_Prompt:_ Restate the data word for word and leave the images out.

* start Data excerpts *

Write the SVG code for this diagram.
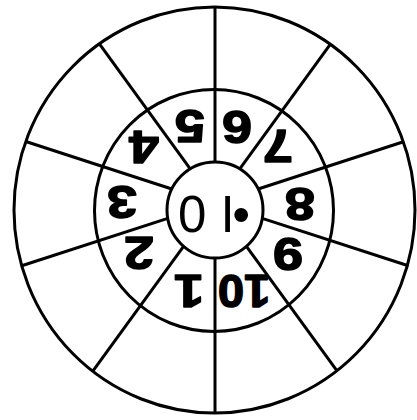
<svg xmlns="http://www.w3.org/2000/svg" width="417" height="420" viewBox="0 0 417 420">
<style>
.ring{fill:none;stroke:#000;stroke-width:3}
.sp{stroke:#000;stroke-width:3;stroke-linecap:butt}
.num{font-family:"Liberation Sans",Arial,sans-serif;font-weight:bold;font-size:47px;text-anchor:middle;fill:#000;stroke:#000;stroke-width:1.5;stroke-linejoin:round}
.ctr{font-family:"Liberation Sans",Arial,sans-serif;font-size:51px;text-anchor:middle;fill:#000}
</style>
<rect width="417" height="420" fill="#fff"/>
<g id="outer-ring"><ellipse class="ring" cx="214.5" cy="210" rx="200.5" ry="203"/></g>
<g id="middle-ring"><ellipse class="ring" cx="214" cy="210.5" rx="119.5" ry="121"/></g>
<g id="connectors">
<line class="sp" x1="215" y1="162" x2="215" y2="7"/>
<line class="sp" x1="239.78" y1="168.89" x2="330.58" y2="43.92"/>
<line class="sp" x1="258.15" y1="188.98" x2="404.23" y2="141.52"/>
<line class="sp" x1="262.27" y1="218.36" x2="408.27" y2="265.79"/>
<line class="sp" x1="246.44" y1="246.27" x2="337.19" y2="371.18"/>
<line class="sp" x1="215" y1="258" x2="215" y2="413"/>
<line class="sp" x1="183.56" y1="246.27" x2="92.81" y2="371.18"/>
<line class="sp" x1="167.73" y1="218.36" x2="21.73" y2="265.79"/>
<line class="sp" x1="171.85" y1="188.98" x2="25.77" y2="141.52"/>
<line class="sp" x1="190.22" y1="168.89" x2="99.42" y2="43.92"/>
</g>
<g id="center"><circle class="ring" cx="215" cy="210" r="48"/>
<text class="ctr" x="192.2 227.5 241.3" y="231.5">0I•</text></g>
<g id="n1"><text class="num" transform="translate(189 292) rotate(180) scale(1.15 1)" y="17">1</text></g>
<g id="n2"><text class="num" transform="translate(139 254) rotate(180) scale(1.15 1)" y="17">2</text></g>
<g id="n3"><text class="num" transform="translate(122 203) rotate(180) scale(1.15 1)" y="17">3</text></g>
<g id="n4"><text class="num" transform="translate(144 148) rotate(180) scale(1.15 1)" y="17">4</text></g>
<g id="n5"><text class="num" transform="translate(190 127) rotate(180) scale(1.15 1)" y="17">5</text></g>
<g id="n6"><text class="num" transform="translate(237 128) rotate(180) scale(1.15 1)" y="17">6</text></g>
<g id="n7"><text class="num" transform="translate(278 147.5) rotate(180) scale(1.15 1)" y="17">7</text></g>
<g id="n8"><text class="num" transform="translate(300 205) rotate(180) scale(1.15 1)" y="17">8</text></g>
<g id="n9"><text class="num" transform="translate(288 255.5) rotate(180) scale(1.15 1)" y="17">9</text></g>
<g id="n10"><text class="num" transform="translate(244 291.5) rotate(180)" y="17">10</text></g>
</svg>
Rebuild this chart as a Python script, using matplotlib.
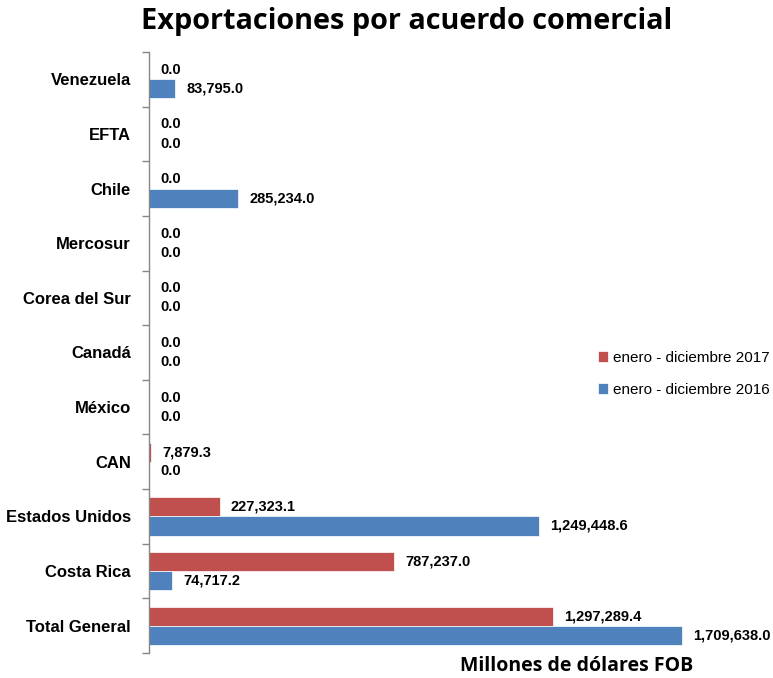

* end Data excerpts *

_Full output:_
Write the SVG code for this diagram.
<svg xmlns="http://www.w3.org/2000/svg" width="417" height="420" viewBox="0 0 417 420">
<style>
.ring{fill:none;stroke:#000;stroke-width:3}
.sp{stroke:#000;stroke-width:3;stroke-linecap:butt}
.num{font-family:"Liberation Sans",Arial,sans-serif;font-weight:bold;font-size:47px;text-anchor:middle;fill:#000;stroke:#000;stroke-width:1.5;stroke-linejoin:round}
.ctr{font-family:"Liberation Sans",Arial,sans-serif;font-size:51px;text-anchor:middle;fill:#000}
</style>
<rect width="417" height="420" fill="#fff"/>
<g id="outer-ring"><ellipse class="ring" cx="214.5" cy="210" rx="200.5" ry="203"/></g>
<g id="middle-ring"><ellipse class="ring" cx="214" cy="210.5" rx="119.5" ry="121"/></g>
<g id="connectors">
<line class="sp" x1="215" y1="162" x2="215" y2="7"/>
<line class="sp" x1="239.78" y1="168.89" x2="330.58" y2="43.92"/>
<line class="sp" x1="258.15" y1="188.98" x2="404.23" y2="141.52"/>
<line class="sp" x1="262.27" y1="218.36" x2="408.27" y2="265.79"/>
<line class="sp" x1="246.44" y1="246.27" x2="337.19" y2="371.18"/>
<line class="sp" x1="215" y1="258" x2="215" y2="413"/>
<line class="sp" x1="183.56" y1="246.27" x2="92.81" y2="371.18"/>
<line class="sp" x1="167.73" y1="218.36" x2="21.73" y2="265.79"/>
<line class="sp" x1="171.85" y1="188.98" x2="25.77" y2="141.52"/>
<line class="sp" x1="190.22" y1="168.89" x2="99.42" y2="43.92"/>
</g>
<g id="center"><circle class="ring" cx="215" cy="210" r="48"/>
<text class="ctr" x="192.2 227.5 241.3" y="231.5">0I•</text></g>
<g id="n1"><text class="num" transform="translate(189 292) rotate(180) scale(1.15 1)" y="17">1</text></g>
<g id="n2"><text class="num" transform="translate(139 254) rotate(180) scale(1.15 1)" y="17">2</text></g>
<g id="n3"><text class="num" transform="translate(122 203) rotate(180) scale(1.15 1)" y="17">3</text></g>
<g id="n4"><text class="num" transform="translate(144 148) rotate(180) scale(1.15 1)" y="17">4</text></g>
<g id="n5"><text class="num" transform="translate(190 127) rotate(180) scale(1.15 1)" y="17">5</text></g>
<g id="n6"><text class="num" transform="translate(237 128) rotate(180) scale(1.15 1)" y="17">6</text></g>
<g id="n7"><text class="num" transform="translate(278 147.5) rotate(180) scale(1.15 1)" y="17">7</text></g>
<g id="n8"><text class="num" transform="translate(300 205) rotate(180) scale(1.15 1)" y="17">8</text></g>
<g id="n9"><text class="num" transform="translate(288 255.5) rotate(180) scale(1.15 1)" y="17">9</text></g>
<g id="n10"><text class="num" transform="translate(244 291.5) rotate(180)" y="17">10</text></g>
</svg>
Rebuild this chart as a Python script, using matplotlib.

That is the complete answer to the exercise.